## Start Data entries
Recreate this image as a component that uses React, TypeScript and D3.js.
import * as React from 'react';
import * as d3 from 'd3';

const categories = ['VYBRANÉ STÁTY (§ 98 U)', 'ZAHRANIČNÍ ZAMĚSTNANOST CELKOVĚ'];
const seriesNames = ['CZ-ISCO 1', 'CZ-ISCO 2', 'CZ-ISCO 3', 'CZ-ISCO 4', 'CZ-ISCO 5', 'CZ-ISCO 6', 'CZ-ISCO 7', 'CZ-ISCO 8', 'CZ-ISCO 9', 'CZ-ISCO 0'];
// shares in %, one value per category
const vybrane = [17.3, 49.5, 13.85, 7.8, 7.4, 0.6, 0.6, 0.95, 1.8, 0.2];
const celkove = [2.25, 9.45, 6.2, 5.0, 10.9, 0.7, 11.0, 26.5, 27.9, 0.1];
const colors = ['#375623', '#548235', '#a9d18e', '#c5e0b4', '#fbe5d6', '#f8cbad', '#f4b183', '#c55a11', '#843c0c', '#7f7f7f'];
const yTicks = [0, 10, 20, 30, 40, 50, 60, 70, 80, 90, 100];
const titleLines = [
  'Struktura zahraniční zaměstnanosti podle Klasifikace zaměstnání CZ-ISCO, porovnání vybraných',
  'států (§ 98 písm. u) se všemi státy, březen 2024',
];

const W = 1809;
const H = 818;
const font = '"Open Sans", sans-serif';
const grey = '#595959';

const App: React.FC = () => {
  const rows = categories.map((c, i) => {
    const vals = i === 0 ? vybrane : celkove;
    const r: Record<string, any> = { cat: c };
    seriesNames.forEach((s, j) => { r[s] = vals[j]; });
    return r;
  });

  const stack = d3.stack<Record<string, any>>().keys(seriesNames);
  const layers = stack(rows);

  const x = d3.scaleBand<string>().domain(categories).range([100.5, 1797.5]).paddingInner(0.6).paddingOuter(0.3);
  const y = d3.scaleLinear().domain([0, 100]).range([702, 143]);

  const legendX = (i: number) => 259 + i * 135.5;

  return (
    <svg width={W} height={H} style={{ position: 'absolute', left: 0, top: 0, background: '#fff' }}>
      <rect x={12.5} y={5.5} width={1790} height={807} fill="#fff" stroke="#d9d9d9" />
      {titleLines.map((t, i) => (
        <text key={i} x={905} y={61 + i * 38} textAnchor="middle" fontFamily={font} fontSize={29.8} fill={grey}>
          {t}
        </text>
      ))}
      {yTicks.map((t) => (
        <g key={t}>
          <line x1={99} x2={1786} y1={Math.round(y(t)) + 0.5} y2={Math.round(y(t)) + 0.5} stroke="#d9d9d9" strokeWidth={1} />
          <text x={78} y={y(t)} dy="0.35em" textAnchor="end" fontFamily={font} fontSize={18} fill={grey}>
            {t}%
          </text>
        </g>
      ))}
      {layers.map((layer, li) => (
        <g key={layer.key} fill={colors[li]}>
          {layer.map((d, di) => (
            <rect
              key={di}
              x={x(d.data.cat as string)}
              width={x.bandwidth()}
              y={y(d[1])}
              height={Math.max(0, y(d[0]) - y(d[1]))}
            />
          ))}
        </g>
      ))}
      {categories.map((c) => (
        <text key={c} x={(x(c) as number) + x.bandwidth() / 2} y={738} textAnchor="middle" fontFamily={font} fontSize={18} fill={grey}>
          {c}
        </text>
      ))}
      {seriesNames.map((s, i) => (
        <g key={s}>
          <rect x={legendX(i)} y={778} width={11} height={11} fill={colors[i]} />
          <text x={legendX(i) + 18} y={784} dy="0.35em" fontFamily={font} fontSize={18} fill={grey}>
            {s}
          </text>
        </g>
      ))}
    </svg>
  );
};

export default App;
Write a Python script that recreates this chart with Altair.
## End Data entries
**Task**
Return exactly, please, the lines of the material from the first one down to and including the line where "import * as d3 from 'd3';" appears.

**Result of the exercise**
Recreate this image as a component that uses React, TypeScript and D3.js.
import * as React from 'react';
import * as d3 from 'd3';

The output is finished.